From long experience on large codebases the changing key problem is one of the hardest bugs to track, resolve and can be trivially introduced by someone fresh working on the code & not understanding all the collections and their invariants. Trees are not that bad but it gets even harder once you have e.g. ordered queues and someone changes keys. Having somehow the concept of a "mod-safe-key" that can only be mucked around once the struct is off all collections would go a long way to sell thjis package iME ;-)

Hmm, actually after thinking about this a bit, it might be possible to add this as an optional feature. We could add the following methods to KeyAdapter:

    fn lock_key(&self, value: &'a Self::Value) {}
    fn unlock_key(&self, value: &'a Self::Value) {}

They will be called before an object is inserted into the tree and after it is removed. By default they do nothing, but you can use with a custom key wrapper type to prevent it from being modified.

Thoughts?

Ah no, it's very simple actually: we can just make ModSafeKey<T> deref to T. Keep in mind that the locking (effectively just a reference count on the number of trees that the key in) only serves to prevent writing. You can always read the key.

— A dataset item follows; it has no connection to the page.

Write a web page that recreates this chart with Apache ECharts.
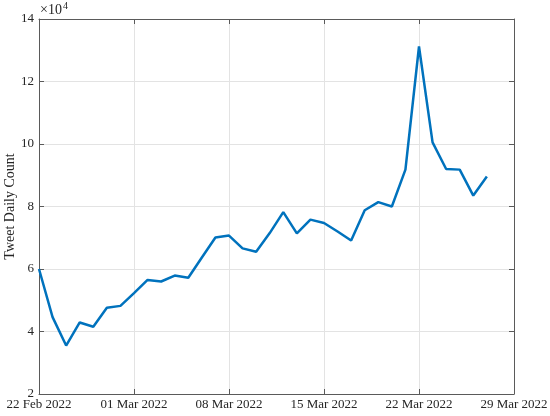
<!DOCTYPE html>
<html>
<head>
<meta charset="utf-8">
<script src="https://cdn.jsdelivr.net/npm/echarts@6/dist/echarts.min.js"></script>
<style>
  html, body { margin: 0; padding: 0; background: #fff; }
  #chart { width: 550px; height: 416px; }
</style>
</head>
<body>
<div id="chart"></div>
<script>
// daily tweet counts, 22 Feb 2022 .. 27 Mar 2022
const startDate = '2022-02-22'
const counts = [
  60000, 44600, 35500, 42900, 41500, 47600, 48200, 52300, 56500, 56000,
  57900, 57200, 63700, 70100, 70700, 66600, 65500, 71500, 78200, 71400,
  75800, 74700, 72000, 69100, 78800, 81400, 80000, 91800, 131200, 100500,
  92000, 91800, 83500, 89600
]
const xTicks = ['22 Feb 2022', '01 Mar 2022', '08 Mar 2022', '15 Mar 2022', '22 Mar 2022', '29 Mar 2022']
const yTicks = [2, 4, 6, 8, 10, 12, 14]

const font = '"Liberation Serif", "DejaVu Serif", serif'
const dayMs = 86400000
const t0 = new Date(startDate + 'T00:00:00Z').getTime()
// x = days since start date
const lineData = counts.map((c, i) => [(t0 + i * dayMs - t0) / dayMs, c])

const chart = echarts.init(document.getElementById('chart'))
const boxColor = '#5a5a5a'
const tickStyle = { show: true, inside: true, length: 5, lineStyle: { color: boxColor, width: 1 } }

chart.setOption({
  animation: false,
  grid: { left: 39, right: 36, top: 19, bottom: 22, outerBoundsMode: 'none', containLabel: false },
  xAxis: [{
    type: 'value',
    min: 0, max: 35, interval: 7,
    axisLine: { show: true, lineStyle: { color: boxColor, width: 1 } },
    axisTick: tickStyle,
    splitLine: { show: true, lineStyle: { color: '#e3e3e3', width: 1 } },
    axisLabel: {
      color: '#262626', fontFamily: font, fontSize: 13, margin: 4,
      formatter: v => xTicks[Math.round(v / 7)]
    }
  }, {
    type: 'value', position: 'top',
    min: 0, max: 35, interval: 7,
    axisLine: { show: true, onZero: false, lineStyle: { color: boxColor, width: 1 } },
    axisTick: tickStyle,
    axisLabel: { show: false },
    splitLine: { show: false }
  }],
  yAxis: [{
    type: 'value',
    min: 20000, max: 140000, interval: 20000,
    name: 'Tweet Daily Count',
    nameLocation: 'middle',
    nameGap: 22,
    nameMoveOverlap: false,
    nameTextStyle: { color: '#262626', fontFamily: font, fontSize: 14 },
    axisLine: { show: true, lineStyle: { color: boxColor, width: 1 } },
    axisTick: tickStyle,
    splitLine: { show: true, lineStyle: { color: '#e3e3e3', width: 1 } },
    axisLabel: {
      color: '#262626', fontFamily: font, fontSize: 13, margin: 5,
      formatter: v => String(yTicks[Math.round((v - 20000) / 20000)])
    }
  }, {
    type: 'value', position: 'right',
    min: 20000, max: 140000, interval: 20000,
    axisLine: { show: true, onZero: false, lineStyle: { color: boxColor, width: 1 } },
    axisTick: tickStyle,
    axisLabel: { show: false },
    splitLine: { show: false }
  }],
  graphic: [{
    type: 'text', left: 40, top: 1,
    style: {
      text: '×10{s|4}',
      rich: { s: { fontSize: 10, fontFamily: font, fill: '#262626', padding: [0, 0, 8, 1] } },
      font: '14px ' + font, fill: '#262626'
    }
  }],
  series: [{
    type: 'line',
    data: lineData,
    symbol: 'none',
    lineStyle: { color: '#0072BD', width: 2.5 },
    itemStyle: { color: '#0072BD' }
  }]
})
</script>
</body>
</html>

Regarding a whole separate ModSafeRBTree, I really don't want to do that because it's a lot of code duplication for a very small change. Just allowing custom hooks in KeyAdapter should be enough.

Note that the key can only be modified if it is inside a Cell or a RefCell. An easy way to ensure the key can't be modified while it is used in a tree is to simply not put it in a cell type. Rust's lifetime system will then guarantee that the value is never changed.